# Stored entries
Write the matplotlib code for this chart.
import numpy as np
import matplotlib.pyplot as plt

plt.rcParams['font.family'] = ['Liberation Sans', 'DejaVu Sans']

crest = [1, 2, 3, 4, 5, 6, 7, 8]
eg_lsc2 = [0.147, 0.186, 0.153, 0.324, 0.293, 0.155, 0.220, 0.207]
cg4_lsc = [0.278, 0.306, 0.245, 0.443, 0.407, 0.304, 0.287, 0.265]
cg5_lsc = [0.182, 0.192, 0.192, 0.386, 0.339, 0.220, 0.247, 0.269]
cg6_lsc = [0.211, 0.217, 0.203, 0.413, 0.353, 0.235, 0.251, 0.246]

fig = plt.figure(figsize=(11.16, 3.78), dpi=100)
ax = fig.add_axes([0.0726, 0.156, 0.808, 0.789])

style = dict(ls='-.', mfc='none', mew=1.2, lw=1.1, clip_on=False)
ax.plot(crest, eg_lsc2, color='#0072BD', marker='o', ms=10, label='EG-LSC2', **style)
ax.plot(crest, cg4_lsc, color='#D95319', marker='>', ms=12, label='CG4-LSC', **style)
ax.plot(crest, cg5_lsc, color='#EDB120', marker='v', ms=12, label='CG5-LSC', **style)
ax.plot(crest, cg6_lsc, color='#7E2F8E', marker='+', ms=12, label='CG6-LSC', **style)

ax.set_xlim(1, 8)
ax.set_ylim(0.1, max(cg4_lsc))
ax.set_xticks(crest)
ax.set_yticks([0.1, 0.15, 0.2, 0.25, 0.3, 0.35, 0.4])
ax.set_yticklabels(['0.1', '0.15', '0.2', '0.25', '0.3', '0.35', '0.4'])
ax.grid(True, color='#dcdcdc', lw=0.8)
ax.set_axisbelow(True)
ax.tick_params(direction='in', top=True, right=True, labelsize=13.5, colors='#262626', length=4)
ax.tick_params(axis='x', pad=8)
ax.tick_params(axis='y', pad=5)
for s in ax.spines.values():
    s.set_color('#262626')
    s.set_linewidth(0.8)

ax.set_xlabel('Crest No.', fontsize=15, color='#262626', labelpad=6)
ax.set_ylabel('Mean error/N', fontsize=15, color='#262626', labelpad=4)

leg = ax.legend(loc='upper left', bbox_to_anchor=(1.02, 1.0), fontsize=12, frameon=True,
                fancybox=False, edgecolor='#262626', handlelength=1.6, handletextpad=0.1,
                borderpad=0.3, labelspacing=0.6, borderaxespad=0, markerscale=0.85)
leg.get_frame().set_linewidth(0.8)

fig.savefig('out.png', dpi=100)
* * *
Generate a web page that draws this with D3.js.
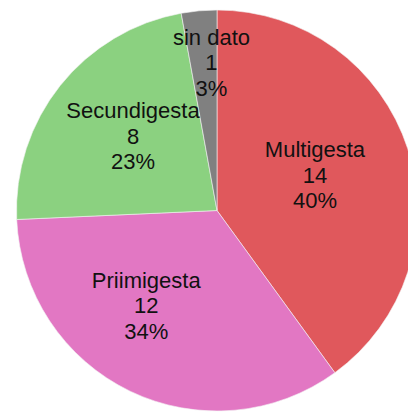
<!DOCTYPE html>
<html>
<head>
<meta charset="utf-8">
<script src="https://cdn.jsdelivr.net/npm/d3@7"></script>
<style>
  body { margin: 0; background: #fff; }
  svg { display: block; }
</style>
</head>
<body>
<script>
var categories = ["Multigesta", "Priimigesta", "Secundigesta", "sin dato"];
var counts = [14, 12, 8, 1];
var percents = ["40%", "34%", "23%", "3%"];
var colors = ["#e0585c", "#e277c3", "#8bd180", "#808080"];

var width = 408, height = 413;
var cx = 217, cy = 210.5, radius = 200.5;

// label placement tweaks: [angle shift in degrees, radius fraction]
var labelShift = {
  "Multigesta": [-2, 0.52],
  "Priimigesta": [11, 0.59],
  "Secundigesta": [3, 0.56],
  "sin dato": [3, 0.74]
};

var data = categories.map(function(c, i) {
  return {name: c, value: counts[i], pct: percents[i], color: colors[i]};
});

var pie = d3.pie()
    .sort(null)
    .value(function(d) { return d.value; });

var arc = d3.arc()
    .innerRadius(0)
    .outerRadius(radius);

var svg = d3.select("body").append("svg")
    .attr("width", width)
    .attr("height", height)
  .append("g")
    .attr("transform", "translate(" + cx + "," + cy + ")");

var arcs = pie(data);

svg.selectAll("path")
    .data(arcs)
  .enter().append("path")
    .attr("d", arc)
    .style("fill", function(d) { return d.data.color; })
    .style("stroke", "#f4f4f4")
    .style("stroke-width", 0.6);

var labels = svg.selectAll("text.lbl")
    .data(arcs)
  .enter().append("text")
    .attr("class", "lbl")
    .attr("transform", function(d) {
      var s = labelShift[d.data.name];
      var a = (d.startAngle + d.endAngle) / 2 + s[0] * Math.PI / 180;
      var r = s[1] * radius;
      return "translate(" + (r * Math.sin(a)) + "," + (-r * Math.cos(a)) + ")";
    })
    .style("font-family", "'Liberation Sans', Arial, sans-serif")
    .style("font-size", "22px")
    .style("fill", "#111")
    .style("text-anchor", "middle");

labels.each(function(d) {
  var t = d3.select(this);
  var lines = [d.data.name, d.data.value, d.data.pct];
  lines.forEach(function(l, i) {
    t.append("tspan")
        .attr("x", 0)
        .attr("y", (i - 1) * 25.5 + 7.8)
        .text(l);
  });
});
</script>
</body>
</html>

# Request
Copy out exactly the lines from the one with "Write the matplotlib code for this chart." through the one with "plt.rcParams['font.family'] = ['Liberation", counting both ends, and no other lines.

# Result
Write the matplotlib code for this chart.
import numpy as np
import matplotlib.pyplot as plt

plt.rcParams['font.family'] = ['Liberation Sans', 'DejaVu Sans']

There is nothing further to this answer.